Nonetheless, this interpretation does show that if he shaves himself, he would not be a member of R.
Let's now assume they are caracterized *before* any of the hypotetical shavings used in the previous reasonings happen:
If M shaves himself, then if M shaved himself in the past, then he shaves someone who shaves himself and is not a member. This must be the case if Srap is right.
If he hasn't, then he shaves someone who doesn't shave himself (yet) and therefore is a member. This can't be right if Srap is right.
If P shaves himself, then he shaves someone who doesn't shave himself (yet) and therefore is a member. According to Srap, this too can't be the case.
Unless we include in the definition of P that he never will shave himself, in which case it's impossible for him to shave someone who does not shave himself, and therefore he can never be a member of R, and the implication “if P shaves himself, he would shave someone who doesn't shave himself (yet)” would once again be true because the ground/ antecedent is by definition always false.
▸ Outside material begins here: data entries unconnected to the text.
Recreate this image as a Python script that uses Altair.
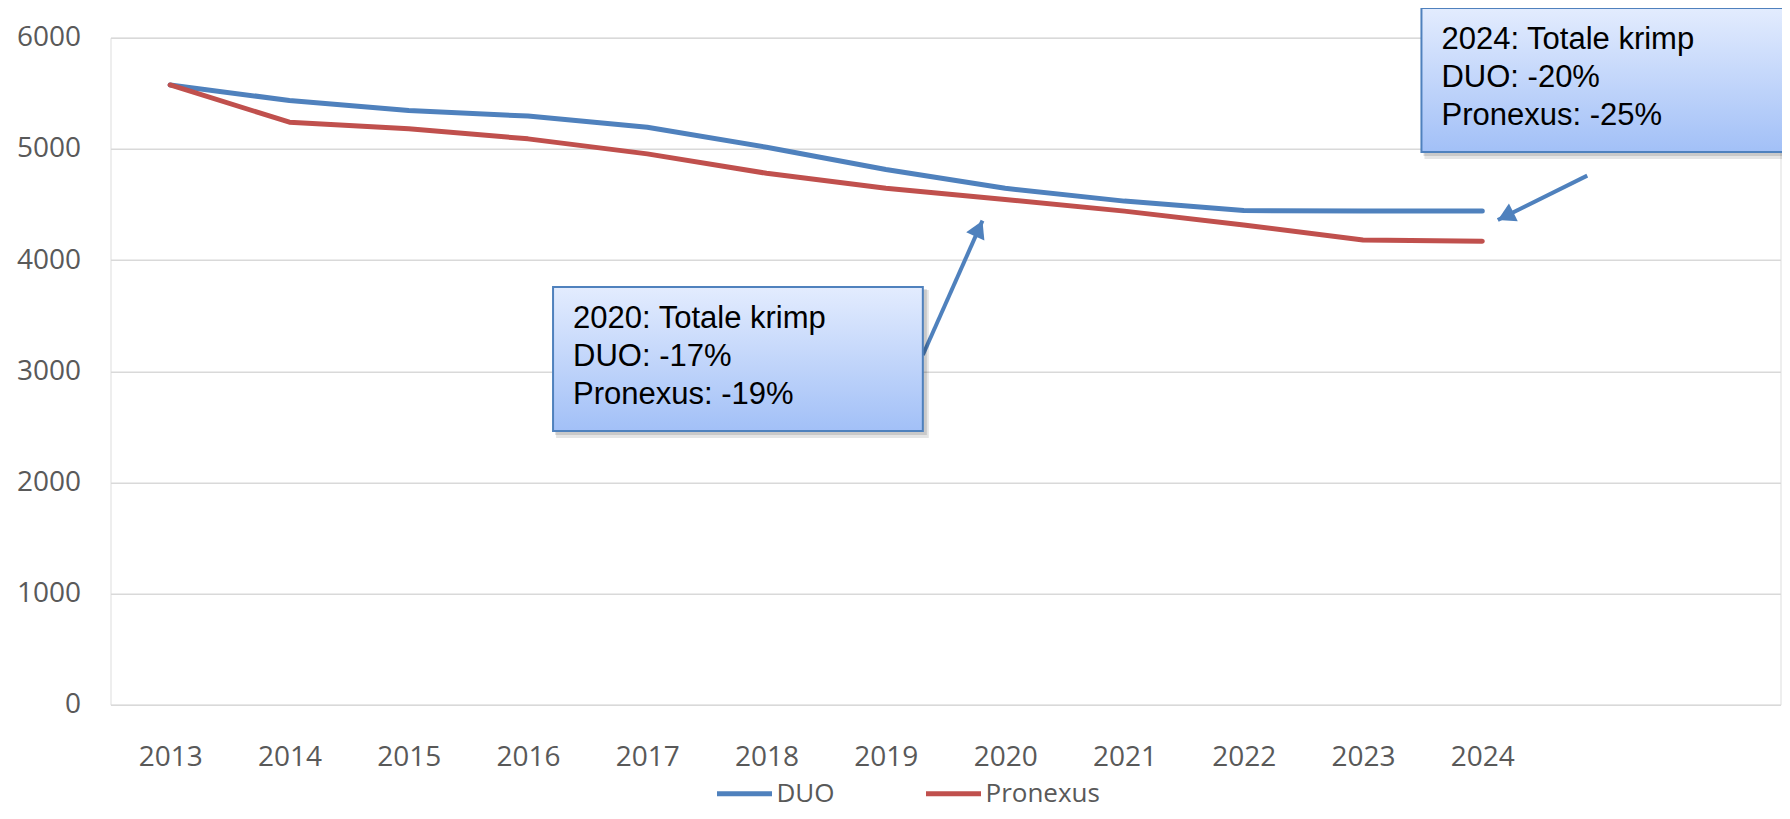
import altair as alt
import pandas as pd

# ---- data ----
years = list(range(2013, 2025))
duo = [5575, 5435, 5345, 5295, 5195, 5015, 4815, 4645, 4530, 4445, 4440, 4440]
pronexus = [5575, 5240, 5180, 5090, 4955, 4780, 4645, 4545, 4440, 4315, 4180, 4170]
series_names = ["DUO", "Pronexus"]
series_colors = ["#4f81bd", "#c0504d"]
y_ticks = [0, 1000, 2000, 3000, 4000, 5000, 6000]

# annotation callouts (data coordinates)
note_texts = [
    "2020: Totale krimp\nDUO: -17%\nPronexus: -19%",
    "2024: Totale krimp\nDUO: -20%\nPronexus: -25%",
]
note_x1 = [2016.21, 2023.49]
note_x2 = [2019.31, 2026.58]
note_ytop = [3757, 6267]
note_ybot = [2462, 4972]
arrow_tail_x = [2019.31, 2024.88]
arrow_tail_y = [3146, 4759]
arrow_tip_x = [2019.81, 2024.13]
arrow_tip_y = [4354, 4360]

# ---- tables ----
lines_df = pd.DataFrame(
    {"year": years * 2,
     "value": duo + pronexus,
     "series": ["DUO"] * len(years) + ["Pronexus"] * len(years)}
)
notes_df = pd.DataFrame(
    {"x1": note_x1, "x2": note_x2, "yt": note_ytop, "yb": note_ybot, "text": note_texts}
)
arrows_df = pd.DataFrame(
    {"tx": arrow_tail_x, "ty": arrow_tail_y, "hx": arrow_tip_x, "hy": arrow_tip_y}
)

xs = alt.Scale(domain=[2012.5, 2026.5], nice=False, zero=False)
ys = alt.Scale(domain=[0, 6000], nice=False)

AXIS_FONT = "Open Sans"
AXIS_COLOR = "#595959"

lines = alt.Chart(lines_df).mark_line(
    strokeWidth=5, strokeCap="round", strokeJoin="round"
).encode(
    x=alt.X("year:Q", scale=xs, title=None,
            axis=alt.Axis(values=years, format="d", grid=False, domain=False,
                          ticks=False, labelPadding=39, labelFont=AXIS_FONT,
                          labelFontSize=28, labelColor=AXIS_COLOR)),
    y=alt.Y("value:Q", scale=ys, title=None,
            axis=alt.Axis(values=y_ticks, format="d", grid=True, gridColor="#d9d9d9",
                          gridWidth=1.5, domain=False, ticks=False,
                          labelPadding=30, labelFont=AXIS_FONT,
                          labelFontSize=28, labelColor=AXIS_COLOR)),
    color=alt.Color("series:N",
                    scale=alt.Scale(domain=series_names, range=series_colors),
                    legend=alt.Legend(orient="none", legendX=604, legendY=726,
                                      direction="horizontal", title=None,
                                      symbolType="stroke", symbolSize=3025,
                                      symbolStrokeWidth=5, labelFont=AXIS_FONT,
                                      labelFontSize=26, labelColor=AXIS_COLOR,
                                      columnPadding=80, labelOffset=2, padding=0)),
)

base_notes = alt.Chart(notes_df)

shadow1 = base_notes.mark_rect(
    fill="#000000", opacity=0.10, xOffset=3, x2Offset=6, yOffset=3, y2Offset=7
).encode(
    x=alt.X("x1:Q", scale=xs, title=None), x2="x2:Q",
    y=alt.Y("yt:Q", scale=ys, title=None), y2="yb:Q",
)
shadow2 = base_notes.mark_rect(
    fill="#000000", opacity=0.12, xOffset=2, x2Offset=4, yOffset=2, y2Offset=4
).encode(
    x=alt.X("x1:Q", scale=xs, title=None), x2="x2:Q",
    y=alt.Y("yt:Q", scale=ys, title=None), y2="yb:Q",
)

boxes = base_notes.mark_rect(
    fill=alt.Gradient(
        gradient="linear",
        stops=[alt.GradientStop(color="#e3ecfe", offset=0),
               alt.GradientStop(color="#a2c0f7", offset=1)],
        x1=0, x2=0, y1=0, y2=1,
    ),
    stroke="#4f81bd", strokeWidth=2,
).encode(
    x=alt.X("x1:Q", scale=xs, title=None), x2="x2:Q",
    y=alt.Y("yt:Q", scale=ys, title=None), y2="yb:Q",
)

texts = base_notes.mark_text(
    align="left", baseline="alphabetic", dx=20, dy=41,
    font="Liberation Sans", fontSize=31, lineHeight=38, lineBreak="\n",
    color="#000000",
).encode(
    x=alt.X("x1:Q", scale=xs, title=None),
    y=alt.Y("yt:Q", scale=ys, title=None),
    text="text:N",
)

arrow_lines = alt.Chart(arrows_df).mark_rule(
    color="#4f81bd", strokeWidth=4
).encode(
    x=alt.X("tx:Q", scale=xs, title=None), x2="hx:Q",
    y=alt.Y("ty:Q", scale=ys, title=None), y2="hy:Q",
)

head1 = alt.Chart(arrows_df.iloc[[0]]).mark_point(
    shape="triangle-up", filled=True, size=400, opacity=1, color="#4f81bd",
    angle=24.5, xOffset=-3.6, yOffset=7.9,
).encode(
    x=alt.X("hx:Q", scale=xs, title=None),
    y=alt.Y("hy:Q", scale=ys, title=None),
)
head2 = alt.Chart(arrows_df.iloc[[1]]).mark_point(
    shape="triangle-up", filled=True, size=400, opacity=1, color="#4f81bd",
    angle=243.8, xOffset=7.8, yOffset=-3.8,
).encode(
    x=alt.X("hx:Q", scale=xs, title=None),
    y=alt.Y("hy:Q", scale=ys, title=None),
)

chart = alt.layer(
    lines, arrow_lines, head1, head2, shadow1, shadow2, boxes, texts
).properties(
    width=1670, height=667,
    autosize=alt.AutoSizeParams(type="none"),
    padding={"left": 102.5, "top": 29.7, "right": 1.5, "bottom": 106.3},
).configure_view(stroke=None).configure(background="white")

chart.save("out.html", embed_options={"renderer": "svg", "actions": False})
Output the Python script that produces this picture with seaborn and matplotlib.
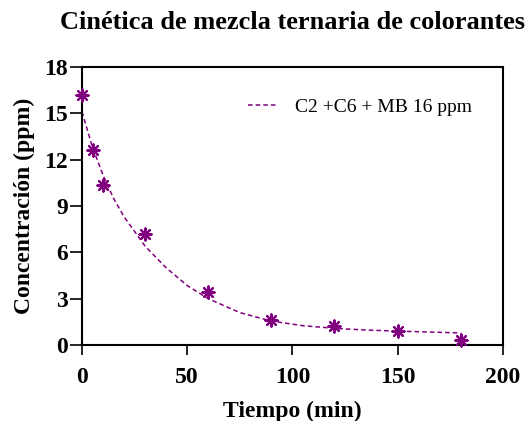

This must be right if Srap is right.
If the barber shaves himself, and if he hasn't shaved himself in the past, then he would be shaving someone who does not shave himself, since before he shaves himself he hasn't shaved himself. Therefore, he would be a member. This can't be the case if Srap is right.
If the barber shaves himself but has also shaved himself in the past, then he shaves someone who shaves himself, and is therefore not a member. This must be so, according to Srap.
If the barber shaves M, then if M shaved himself in the past, then he shaves someone who shaves himself and is not a member. This must be the case if Srap is right.
If M hasn't shaved himself in the past, then the barber would be shaving someone who does not shave himself, and therefore would be a member, which can't be the case according to Srap.
If B shaves P, then he shaves someone who doesn't shave himself, and is therefore a member of R.
And so we have the same problem as before.
So it seems that in either case R is not empty because the barber belongs to R.
Unless I made a mistake somewhere, of course.